Find each line with the string "this" and report it.
begin Data for processing
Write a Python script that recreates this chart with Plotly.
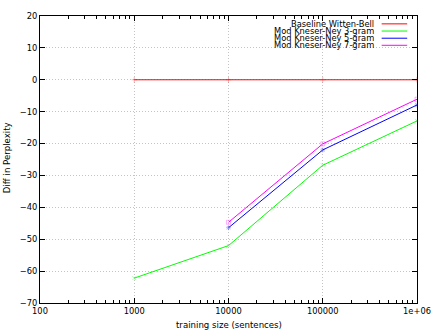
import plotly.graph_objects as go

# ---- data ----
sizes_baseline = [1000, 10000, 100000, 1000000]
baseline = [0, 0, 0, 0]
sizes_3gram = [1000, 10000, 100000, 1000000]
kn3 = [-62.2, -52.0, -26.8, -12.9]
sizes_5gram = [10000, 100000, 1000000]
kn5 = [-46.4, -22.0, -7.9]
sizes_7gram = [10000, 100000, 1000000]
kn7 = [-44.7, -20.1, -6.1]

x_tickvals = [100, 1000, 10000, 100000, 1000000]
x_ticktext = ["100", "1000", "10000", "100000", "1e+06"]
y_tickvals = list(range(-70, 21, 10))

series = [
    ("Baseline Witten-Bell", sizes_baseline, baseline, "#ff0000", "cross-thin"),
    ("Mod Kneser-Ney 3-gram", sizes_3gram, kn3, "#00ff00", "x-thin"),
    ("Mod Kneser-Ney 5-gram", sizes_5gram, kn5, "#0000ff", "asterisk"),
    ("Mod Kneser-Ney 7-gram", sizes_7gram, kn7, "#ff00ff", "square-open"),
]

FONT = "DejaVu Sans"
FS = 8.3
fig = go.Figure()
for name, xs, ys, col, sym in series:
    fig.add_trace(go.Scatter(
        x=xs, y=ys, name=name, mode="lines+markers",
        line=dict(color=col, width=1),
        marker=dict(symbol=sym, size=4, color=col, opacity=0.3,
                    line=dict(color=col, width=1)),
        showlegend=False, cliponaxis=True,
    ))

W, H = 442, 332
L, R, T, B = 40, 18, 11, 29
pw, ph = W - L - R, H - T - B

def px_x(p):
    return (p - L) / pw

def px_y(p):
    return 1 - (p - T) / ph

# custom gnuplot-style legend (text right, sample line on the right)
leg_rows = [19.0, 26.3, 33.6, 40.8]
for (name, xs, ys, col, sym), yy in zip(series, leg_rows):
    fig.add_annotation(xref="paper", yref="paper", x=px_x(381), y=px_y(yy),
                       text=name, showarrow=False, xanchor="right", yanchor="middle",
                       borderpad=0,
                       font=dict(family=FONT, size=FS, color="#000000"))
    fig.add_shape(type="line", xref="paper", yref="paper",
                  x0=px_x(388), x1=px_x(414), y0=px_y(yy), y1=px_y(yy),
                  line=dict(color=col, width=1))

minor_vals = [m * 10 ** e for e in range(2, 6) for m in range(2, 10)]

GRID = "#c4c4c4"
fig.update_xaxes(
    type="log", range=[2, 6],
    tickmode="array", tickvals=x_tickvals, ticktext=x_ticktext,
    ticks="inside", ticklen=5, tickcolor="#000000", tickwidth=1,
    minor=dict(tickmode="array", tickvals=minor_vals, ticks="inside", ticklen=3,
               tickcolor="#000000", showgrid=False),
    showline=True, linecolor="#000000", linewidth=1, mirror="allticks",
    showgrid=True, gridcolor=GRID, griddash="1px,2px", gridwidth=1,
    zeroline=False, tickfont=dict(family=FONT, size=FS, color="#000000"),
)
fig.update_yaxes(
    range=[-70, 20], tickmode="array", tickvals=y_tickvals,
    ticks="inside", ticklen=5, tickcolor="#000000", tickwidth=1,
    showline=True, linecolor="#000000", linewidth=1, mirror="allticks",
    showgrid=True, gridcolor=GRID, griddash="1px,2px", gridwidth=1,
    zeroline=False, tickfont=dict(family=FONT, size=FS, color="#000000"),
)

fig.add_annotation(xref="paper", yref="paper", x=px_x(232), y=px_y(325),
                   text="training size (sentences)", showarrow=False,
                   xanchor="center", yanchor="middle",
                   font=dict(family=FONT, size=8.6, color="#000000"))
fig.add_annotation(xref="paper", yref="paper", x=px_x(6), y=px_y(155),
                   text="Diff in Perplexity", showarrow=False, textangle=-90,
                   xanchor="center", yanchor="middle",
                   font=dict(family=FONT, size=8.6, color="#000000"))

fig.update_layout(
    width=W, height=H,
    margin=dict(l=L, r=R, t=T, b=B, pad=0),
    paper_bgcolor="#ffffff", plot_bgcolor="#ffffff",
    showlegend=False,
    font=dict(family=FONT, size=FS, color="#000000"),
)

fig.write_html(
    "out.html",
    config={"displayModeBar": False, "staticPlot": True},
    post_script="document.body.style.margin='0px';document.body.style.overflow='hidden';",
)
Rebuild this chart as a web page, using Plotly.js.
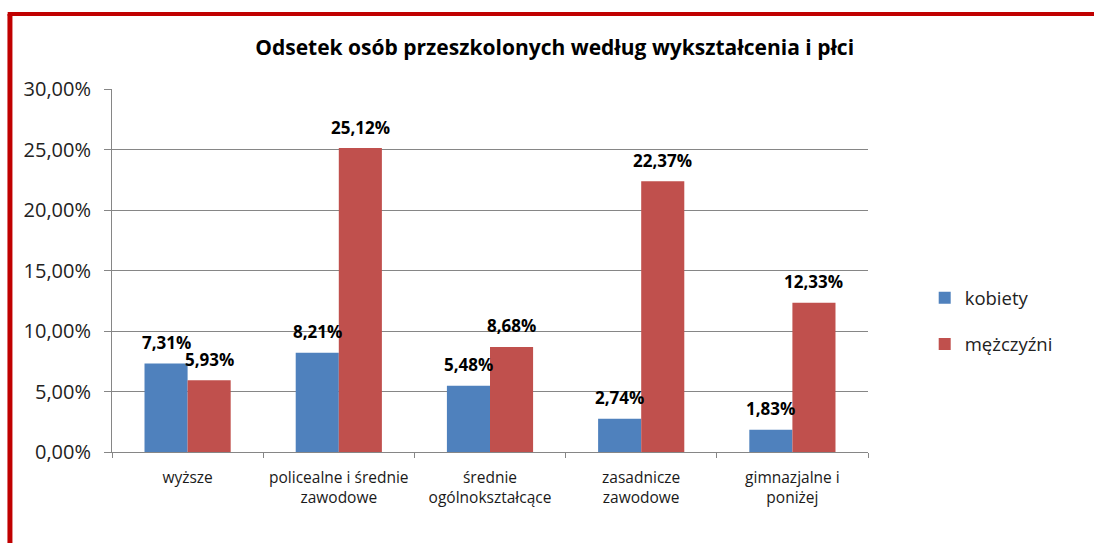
end Data for processing
Exercise output >>
Write a Python script that recreates this chart with Plotly.
Rebuild this chart as a web page, using Plotly.js.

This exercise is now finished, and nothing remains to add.